Exercise brief
Would you copy out the whole listing exactly as given?
————
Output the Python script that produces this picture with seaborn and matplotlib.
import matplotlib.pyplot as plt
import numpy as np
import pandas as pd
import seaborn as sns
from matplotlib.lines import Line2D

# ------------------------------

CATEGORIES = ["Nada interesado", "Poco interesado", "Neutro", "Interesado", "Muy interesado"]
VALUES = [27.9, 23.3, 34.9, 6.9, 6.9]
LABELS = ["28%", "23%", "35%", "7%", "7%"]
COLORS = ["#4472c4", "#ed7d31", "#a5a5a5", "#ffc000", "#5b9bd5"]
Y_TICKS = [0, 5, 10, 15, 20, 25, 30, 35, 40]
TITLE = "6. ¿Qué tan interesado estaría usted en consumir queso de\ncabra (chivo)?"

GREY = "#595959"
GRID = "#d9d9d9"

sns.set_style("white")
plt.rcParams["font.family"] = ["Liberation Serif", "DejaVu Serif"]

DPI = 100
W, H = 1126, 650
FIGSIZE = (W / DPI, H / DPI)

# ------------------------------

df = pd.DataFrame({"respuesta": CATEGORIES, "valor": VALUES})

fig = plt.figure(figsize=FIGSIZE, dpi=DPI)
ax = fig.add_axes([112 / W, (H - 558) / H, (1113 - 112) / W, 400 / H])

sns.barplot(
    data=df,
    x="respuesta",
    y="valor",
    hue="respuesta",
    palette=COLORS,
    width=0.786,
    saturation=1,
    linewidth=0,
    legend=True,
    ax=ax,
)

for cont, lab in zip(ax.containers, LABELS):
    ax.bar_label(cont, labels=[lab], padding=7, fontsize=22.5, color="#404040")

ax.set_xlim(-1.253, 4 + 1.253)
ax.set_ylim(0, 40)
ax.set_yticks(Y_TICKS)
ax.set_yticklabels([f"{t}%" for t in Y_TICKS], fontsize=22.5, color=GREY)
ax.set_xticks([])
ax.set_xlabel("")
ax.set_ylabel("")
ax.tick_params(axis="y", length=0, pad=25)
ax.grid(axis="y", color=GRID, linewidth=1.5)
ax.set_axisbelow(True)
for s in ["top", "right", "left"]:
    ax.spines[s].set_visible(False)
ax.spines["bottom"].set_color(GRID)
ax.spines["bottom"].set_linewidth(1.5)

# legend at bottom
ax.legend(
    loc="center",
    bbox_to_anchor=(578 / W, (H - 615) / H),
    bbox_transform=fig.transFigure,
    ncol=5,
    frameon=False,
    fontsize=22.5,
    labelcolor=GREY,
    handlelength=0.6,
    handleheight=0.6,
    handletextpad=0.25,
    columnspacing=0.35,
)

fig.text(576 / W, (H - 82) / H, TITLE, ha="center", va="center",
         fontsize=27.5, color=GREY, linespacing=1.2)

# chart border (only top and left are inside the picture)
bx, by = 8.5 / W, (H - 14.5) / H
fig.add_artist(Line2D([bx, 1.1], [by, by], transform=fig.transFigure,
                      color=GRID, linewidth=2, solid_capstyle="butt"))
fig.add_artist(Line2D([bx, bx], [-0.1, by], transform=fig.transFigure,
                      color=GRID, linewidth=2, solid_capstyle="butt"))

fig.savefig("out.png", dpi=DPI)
————
Finished answer
Output the Python script that produces this picture with seaborn and matplotlib.
import matplotlib.pyplot as plt
import numpy as np
import pandas as pd
import seaborn as sns
from matplotlib.lines import Line2D

# ------------------------------

CATEGORIES = ["Nada interesado", "Poco interesado", "Neutro", "Interesado", "Muy interesado"]
VALUES = [27.9, 23.3, 34.9, 6.9, 6.9]
LABELS = ["28%", "23%", "35%", "7%", "7%"]
COLORS = ["#4472c4", "#ed7d31", "#a5a5a5", "#ffc000", "#5b9bd5"]
Y_TICKS = [0, 5, 10, 15, 20, 25, 30, 35, 40]
TITLE = "6. ¿Qué tan interesado estaría usted en consumir queso de\ncabra (chivo)?"

GREY = "#595959"
GRID = "#d9d9d9"

sns.set_style("white")
plt.rcParams["font.family"] = ["Liberation Serif", "DejaVu Serif"]

DPI = 100
W, H = 1126, 650
FIGSIZE = (W / DPI, H / DPI)

# ------------------------------

df = pd.DataFrame({"respuesta": CATEGORIES, "valor": VALUES})

fig = plt.figure(figsize=FIGSIZE, dpi=DPI)
ax = fig.add_axes([112 / W, (H - 558) / H, (1113 - 112) / W, 400 / H])

sns.barplot(
    data=df,
    x="respuesta",
    y="valor",
    hue="respuesta",
    palette=COLORS,
    width=0.786,
    saturation=1,
    linewidth=0,
    legend=True,
    ax=ax,
)

for cont, lab in zip(ax.containers, LABELS):
    ax.bar_label(cont, labels=[lab], padding=7, fontsize=22.5, color="#404040")

ax.set_xlim(-1.253, 4 + 1.253)
ax.set_ylim(0, 40)
ax.set_yticks(Y_TICKS)
ax.set_yticklabels([f"{t}%" for t in Y_TICKS], fontsize=22.5, color=GREY)
ax.set_xticks([])
ax.set_xlabel("")
ax.set_ylabel("")
ax.tick_params(axis="y", length=0, pad=25)
ax.grid(axis="y", color=GRID, linewidth=1.5)
ax.set_axisbelow(True)
for s in ["top", "right", "left"]:
    ax.spines[s].set_visible(False)
ax.spines["bottom"].set_color(GRID)
ax.spines["bottom"].set_linewidth(1.5)

# legend at bottom
ax.legend(
    loc="center",
    bbox_to_anchor=(578 / W, (H - 615) / H),
    bbox_transform=fig.transFigure,
    ncol=5,
    frameon=False,
    fontsize=22.5,
    labelcolor=GREY,
    handlelength=0.6,
    handleheight=0.6,
    handletextpad=0.25,
    columnspacing=0.35,
)

fig.text(576 / W, (H - 82) / H, TITLE, ha="center", va="center",
         fontsize=27.5, color=GREY, linespacing=1.2)

# chart border (only top and left are inside the picture)
bx, by = 8.5 / W, (H - 14.5) / H
fig.add_artist(Line2D([bx, 1.1], [by, by], transform=fig.transFigure,
                      color=GRID, linewidth=2, solid_capstyle="butt"))
fig.add_artist(Line2D([bx, bx], [-0.1, by], transform=fig.transFigure,
                      color=GRID, linewidth=2, solid_capstyle="butt"))

fig.savefig("out.png", dpi=DPI)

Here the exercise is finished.